The military was not my world. I am an artist. When I became a caregiver, it was like learning a new language.

What was one of the first major challenges you faced as a caregiver?

I was overwhelmed by medical concerns. I quickly realized I needed to become more vocal. The doctors were so focused on his gunshot wound, it felt like no one was paying attention to his declining kidneys. From complications due to his injuries, he eventually needed a kidney transplant. I had a wonderful military liaison and a nurse case manager who were my angels. They gave me the courage to stand up for what was best for my husband, Marshall.

What is a current struggle you face as a caregiver?

I have issues letting go. We have two young kids so we are busy, but I still struggle to ask for help and to trust people.

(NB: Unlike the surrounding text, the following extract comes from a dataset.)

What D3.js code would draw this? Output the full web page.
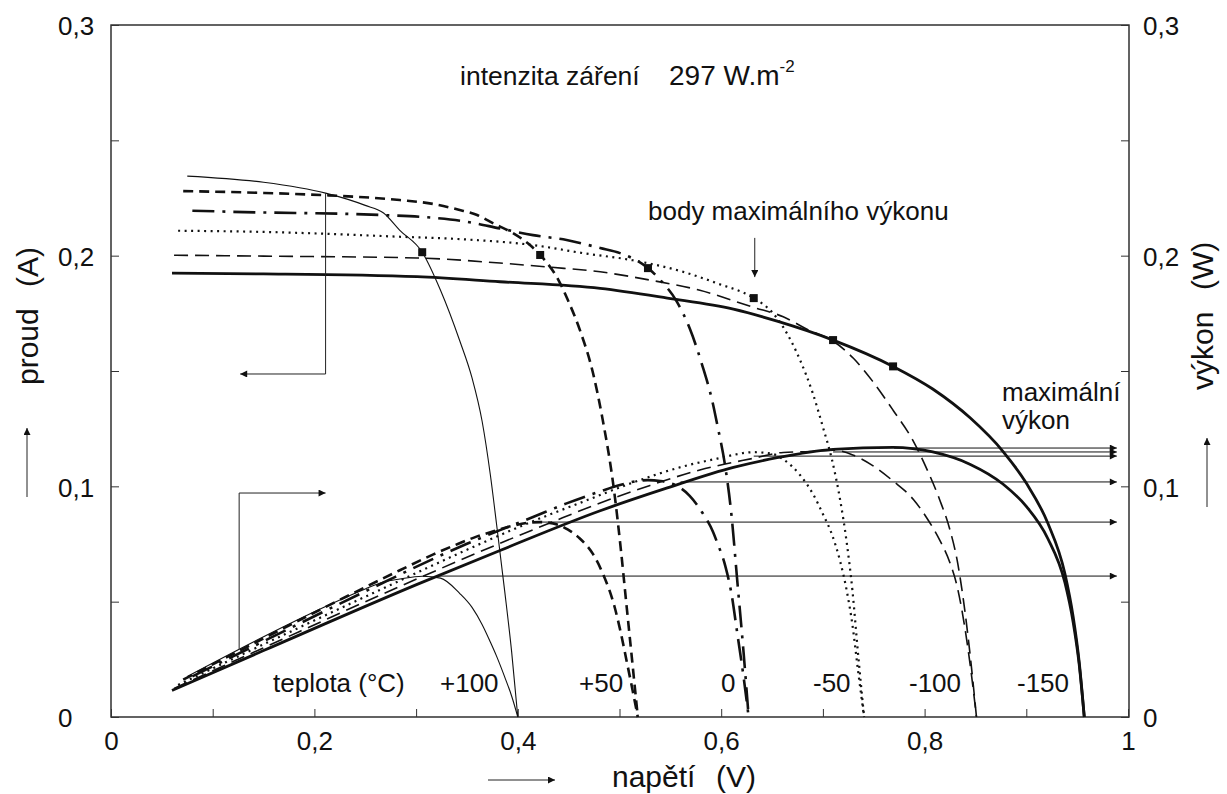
<!DOCTYPE html>
<html>
<head>
<meta charset="utf-8">
<script src="https://cdn.jsdelivr.net/npm/d3@7"></script>
<style>
  body { margin: 0; background: #fff; }
  text { font-family: "Liberation Sans", Arial, sans-serif; fill: #111; }
</style>
</head>
<body>
<div id="chart"></div>
<script>

// teploty (°C)
var temps = ["+100", "+50", "0", "-50", "-100", "-150"];

// napětí (V), proud (A), výkon (W) pro každou teplotu
var v100 = [0.075, 0.15, 0.211, 0.25, 0.268, 0.284, 0.306, 0.324, 0.343, 0.355, 0.365, 0.373, 0.379, 0.387, 0.394, 0.400];
var i100 = [0.2345, 0.2318, 0.2271, 0.2218, 0.2185, 0.211, 0.2015, 0.185, 0.163, 0.147, 0.128, 0.105, 0.084, 0.055, 0.028, 0];
var p100 = [0.0176, 0.0348, 0.0479, 0.0555, 0.0585, 0.0598, 0.0610, 0.0602, 0.0535, 0.0475, 0.0400, 0.0325, 0.0265, 0.0175, 0.0090, 0];

var v50 = [0.071, 0.15, 0.206, 0.284, 0.317, 0.341, 0.360, 0.376, 0.395, 0.412, 0.422, 0.440, 0.449, 0.461, 0.474, 0.483, 0.495, 0.501, 0.507, 0.513, 0.518];
var i50 = [0.228, 0.2272, 0.2263, 0.2241, 0.2224, 0.220, 0.2176, 0.214, 0.2098, 0.2046, 0.2003, 0.1894, 0.181, 0.1678, 0.149, 0.130, 0.097, 0.074, 0.048, 0.022, 0];
var p50 = [0.0162, 0.0341, 0.0466, 0.0636, 0.0705, 0.0750, 0.0783, 0.0805, 0.0829, 0.0843, 0.0845, 0.0833, 0.0813, 0.0774, 0.0706, 0.0628, 0.0480, 0.0371, 0.0243, 0.0113, 0];

var v0 = [0.08, 0.12, 0.2675, 0.317, 0.350, 0.3825, 0.415, 0.448, 0.481, 0.5005, 0.528, 0.540, 0.5565, 0.569, 0.581, 0.592, 0.596, 0.604, 0.610, 0.616, 0.622, 0.627];
var i0 = [0.2195, 0.219, 0.2176, 0.2164, 0.2147, 0.2118, 0.2089, 0.2068, 0.2033, 0.2011, 0.1946, 0.1895, 0.180, 0.1685, 0.153, 0.1355, 0.127, 0.1085, 0.088, 0.058, 0.028, 0];
var p0 = [0.0176, 0.0263, 0.0582, 0.0686, 0.0751, 0.0810, 0.0867, 0.0926, 0.0978, 0.1006, 0.1027, 0.1023, 0.1002, 0.0959, 0.0889, 0.0802, 0.0757, 0.0655, 0.0537, 0.0357, 0.0174, 0];

var vm50 = [0.066, 0.15, 0.284, 0.350, 0.415, 0.464, 0.513, 0.5625, 0.596, 0.632, 0.650, 0.661, 0.6775, 0.690, 0.700, 0.709, 0.717, 0.7235, 0.729, 0.7345, 0.7405];
var im50 = [0.2108, 0.2103, 0.2082, 0.207, 0.2046, 0.2011, 0.198, 0.193, 0.188, 0.1816, 0.1755, 0.169, 0.1548, 0.1404, 0.1257, 0.1114, 0.094, 0.0754, 0.055, 0.0277, 0];
var pm50 = [0.0139, 0.0315, 0.0591, 0.0725, 0.0849, 0.0933, 0.1016, 0.1086, 0.1120, 0.1148, 0.1141, 0.1117, 0.1049, 0.0969, 0.0880, 0.0790, 0.0674, 0.0546, 0.0401, 0.0203, 0];

var vm100 = [0.062, 0.15, 0.301, 0.3825, 0.432, 0.481, 0.53, 0.579, 0.631, 0.661, 0.687, 0.710, 0.730, 0.749, 0.769, 0.789, 0.802, 0.815, 0.825, 0.832, 0.839, 0.845, 0.851];
var im100 = [0.2002, 0.1998, 0.199, 0.1968, 0.195, 0.193, 0.1894, 0.185, 0.1777, 0.1735, 0.1675, 0.163, 0.1555, 0.1455, 0.133, 0.1195, 0.1077, 0.094, 0.081, 0.068, 0.048, 0.026, 0];
var pm100 = [0.0124, 0.0300, 0.0599, 0.0753, 0.0842, 0.0928, 0.1004, 0.1071, 0.1121, 0.1147, 0.1151, 0.1157, 0.1135, 0.1090, 0.1023, 0.0943, 0.0864, 0.0766, 0.0668, 0.0566, 0.0403, 0.0220, 0];

var vm150 = [0.06, 0.15, 0.301, 0.3825, 0.481, 0.547, 0.612, 0.655, 0.710, 0.769, 0.808, 0.845, 0.877, 0.900, 0.921, 0.938, 0.946, 0.952, 0.957];
var im150 = [0.1924, 0.1921, 0.1909, 0.1887, 0.1858, 0.1816, 0.1768, 0.1716, 0.1634, 0.152, 0.1422, 0.1296, 0.1152, 0.1014, 0.0842, 0.0621, 0.0437, 0.0239, 0];
var pm150 = [0.0115, 0.0288, 0.0575, 0.0722, 0.0894, 0.0993, 0.1082, 0.1124, 0.1160, 0.1169, 0.1149, 0.1095, 0.1010, 0.0913, 0.0775, 0.0582, 0.0413, 0.0228, 0];

// body maximálního výkonu
var mppV = [0.306, 0.422, 0.528, 0.632, 0.710, 0.769];
var mppI = [0.2015, 0.2003, 0.1946, 0.1816, 0.1634, 0.152];

// šipky maximálního výkonu (úroveň a začátek)
var maxP = [0.0611, 0.0845, 0.1019, 0.1131, 0.1149, 0.1166];
var maxPStartV = [0.32, 0.42, 0.56, 0.632, 0.71, 0.77];

var xTicks = [0, 0.1, 0.2, 0.3, 0.4, 0.5, 0.6, 0.7, 0.8, 0.9, 1];
var xLabels = [0, 0.2, 0.4, 0.6, 0.8, 1];
var yTicks = [0, 0.05, 0.1, 0.15, 0.2, 0.25, 0.3];
var yLabels = [0, 0.1, 0.2, 0.3];


/*
 * Layout
 */
var W = 1227, H = 794;
var plotL = 111, plotR = 1128, plotT = 25, plotB = 717;

var svg = d3.select("#chart").append("svg")
  .attr("width", W)
  .attr("height", H);

var x = d3.scaleLinear().domain([0, 1]).range([plotL, plotR]);
var y = d3.scaleLinear().domain([0, 0.3]).range([plotB, plotT]);

var fmt = function (d) {
  if (d === 0 || d === 1) return String(d);
  return d3.format(".1f")(d).replace(".", ",");
};

svg.append("defs").append("marker")
  .attr("id", "ah")
  .attr("viewBox", "0 0 10 10")
  .attr("refX", 10).attr("refY", 5)
  .attr("markerWidth", 10).attr("markerHeight", 7)
  .attr("markerUnits", "userSpaceOnUse")
  .attr("orient", "auto")
  .append("path")
  .attr("d", "M0,0L10,5L0,10z")
  .style("fill", "#111");

// frame
svg.append("rect")
  .attr("x", plotL).attr("y", plotT)
  .attr("width", plotR - plotL + 1).attr("height", plotB - plotT)
  .style("fill", "none")
  .style("stroke", "#222")
  .style("stroke-width", 1.4);

// axes (ticks inside)
var gx = svg.append("g").attr("transform", "translate(0," + plotB + ")")
  .call(d3.axisBottom(x).tickValues(xTicks).tickSize(-8).tickPadding(15)
    .tickFormat(function (d) { return xLabels.indexOf(d) >= 0 ? fmt(d) : ""; }));

var gl = svg.append("g").attr("transform", "translate(" + plotL + ",0)")
  .call(d3.axisLeft(y).tickValues(yTicks).tickSize(-8)
    .tickFormat(function (d) { return yLabels.indexOf(d) >= 0 ? fmt(d) : ""; }));

var gr = svg.append("g").attr("transform", "translate(" + (plotR + 1) + ",0)")
  .call(d3.axisRight(y).tickValues(yTicks).tickSize(-8).tickPadding(14)
    .tickFormat(function (d) { return yLabels.indexOf(d) >= 0 ? fmt(d) : ""; }));

[gx, gl, gr].forEach(function (g) {
  g.select(".domain").remove();
  g.selectAll(".tick line").style("stroke", "#333").style("stroke-width", 1);
  g.selectAll(".tick text")
    .style("font-size", "26px")
    .style("font-family", "\"Liberation Sans\", Arial, sans-serif")
    .style("fill", "#111");
});
gl.selectAll(".tick text").attr("text-anchor", "start").attr("x", -53).attr("dy", "0.38em");
gr.selectAll(".tick text").attr("dy", "0.38em");


/*
 * Curves
 */
var styles = [
  { w: 1.1, dash: null },
  { w: 2.6, dash: "10,6" },
  { w: 2.6, dash: "22,8,3,8" },
  { w: 2.2, dash: "2,4.5" },
  { w: 1.6, dash: "14,7" },
  { w: 2.8, dash: null }
];

var volts = [v100, v50, v0, vm50, vm100, vm150];
var currents = [i100, i50, i0, im50, im100, im150];
var powers = [p100, p50, p0, pm50, pm100, pm150];

var line = d3.line()
  .x(function (d) { return x(d[0]); })
  .y(function (d) { return y(d[1]); })
  .curve(d3.curveMonotoneX);

var curveG = svg.append("g");

temps.forEach(function (t, k) {
  var iv = volts[k].map(function (v, j) { return [v, currents[k][j]]; });
  var pv = volts[k].map(function (v, j) { return [v, powers[k][j]]; });
  [iv, pv].forEach(function (pts) {
    curveG.append("path")
      .datum(pts)
      .attr("d", line)
      .style("fill", "none")
      .style("stroke", "#111")
      .style("stroke-width", styles[k].w)
      .style("stroke-dasharray", styles[k].dash);
  });
});

// MPP markers
curveG.selectAll("rect.mpp")
  .data(mppV).enter()
  .append("rect")
  .attr("class", "mpp")
  .attr("x", function (d) { return x(d) - 4; })
  .attr("y", function (d, j) { return y(mppI[j]) - 4; })
  .attr("width", 8).attr("height", 8)
  .style("fill", "#111");

// max power arrows
curveG.selectAll("line.pmax")
  .data(maxP).enter()
  .append("line")
  .attr("class", "pmax")
  .attr("x1", function (d, j) { return x(maxPStartV[j]); })
  .attr("x2", x(0.989))
  .attr("y1", function (d) { return y(d); })
  .attr("y2", function (d) { return y(d); })
  .style("stroke", "#111")
  .style("stroke-width", 1)
  .attr("marker-end", "url(#ah)");


/*
 * Annotations
 */
function arrow(pts) {
  svg.append("path")
    .attr("d", d3.line()(pts))
    .style("fill", "none")
    .style("stroke", "#222")
    .style("stroke-width", 1)
    .attr("marker-end", "url(#ah)");
}

// current / power axis pointers
arrow([[x(0.211), y(0.2271)], [x(0.211), y(0.1487)], [x(0.127), y(0.1487)]]);
arrow([[x(0.126), y(0.0295)], [x(0.126), y(0.0971)], [x(0.211), y(0.0971)]]);
// body maximálního výkonu
arrow([[x(0.633), y(0.2077)], [x(0.633), y(0.1907)]]);
// axis direction arrows
arrow([[27, 497], [27, 428]]);
arrow([[1207, 507], [1207, 438]]);
arrow([[488, 780], [555, 780]]);

function label(txt, px, py, size) {
  return svg.append("text")
    .attr("x", px).attr("y", py)
    .style("font-size", size + "px")
    .style("white-space", "pre")
    .text(txt);
}

label("intenzita záření", 460, 85, 26.5);
var unit = label("297 W.m", 669, 85, 28);
unit.append("tspan")
  .attr("dy", -13)
  .style("font-size", "17px")
  .text("-2");
label("body maximálního výkonu", 648, 220, 26);
label("maximální", 1002, 401, 26);
label("výkon", 1002, 429, 26);

label("teplota (°C)", 273, 692, 26);
var tempLabelX = [440, 579, 721, 813, 909, 1017];
temps.forEach(function (t, k) {
  label(t, tempLabelX[k], 692, 26);
});

// axis titles
label("napětí", 612, 787, 30);
label("(V)", 716, 787, 30);

svg.append("text")
  .attr("transform", "translate(38,385) rotate(-90)")
  .style("font-size", "30px")
  .text("proud");
svg.append("text")
  .attr("transform", "translate(38,287) rotate(-90)")
  .style("font-size", "30px")
  .text("(A)");

svg.append("text")
  .attr("transform", "translate(1213,390) rotate(-90)")
  .style("font-size", "30px")
  .text("výkon");
svg.append("text")
  .attr("transform", "translate(1213,290) rotate(-90)")
  .style("font-size", "30px")
  .text("(W)");

</script>
</body>
</html>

The caregivers I’ve met through the Dole Fellows program make me feel comfortable and have allowed me to trust people again.

What advice do you wish you had when you became a military caregiver?

Don’t let people run you over. You know your veteran and your veteran’s problems most intimately. It can also be hard to see my husband angry because of his injury. It took me a while to not take his anger personally.

My Story

Amanda cares for her husband, Marshall. He was a combat medic injured in Afghanistan. He survived a gunshot wound to his right upper chest. Blood loss shut down his kidneys and he required a transplant. He was able to receive one from a close friend and fellow soldier. Amanda and Marshall faced fertility issues, possibly as a result of his time serving, so Amanda is also active in discussing resources that help couples looking to conceive.

As a Dole Fellow, she brings attention to the mental well being of caregivers and the need for respite options.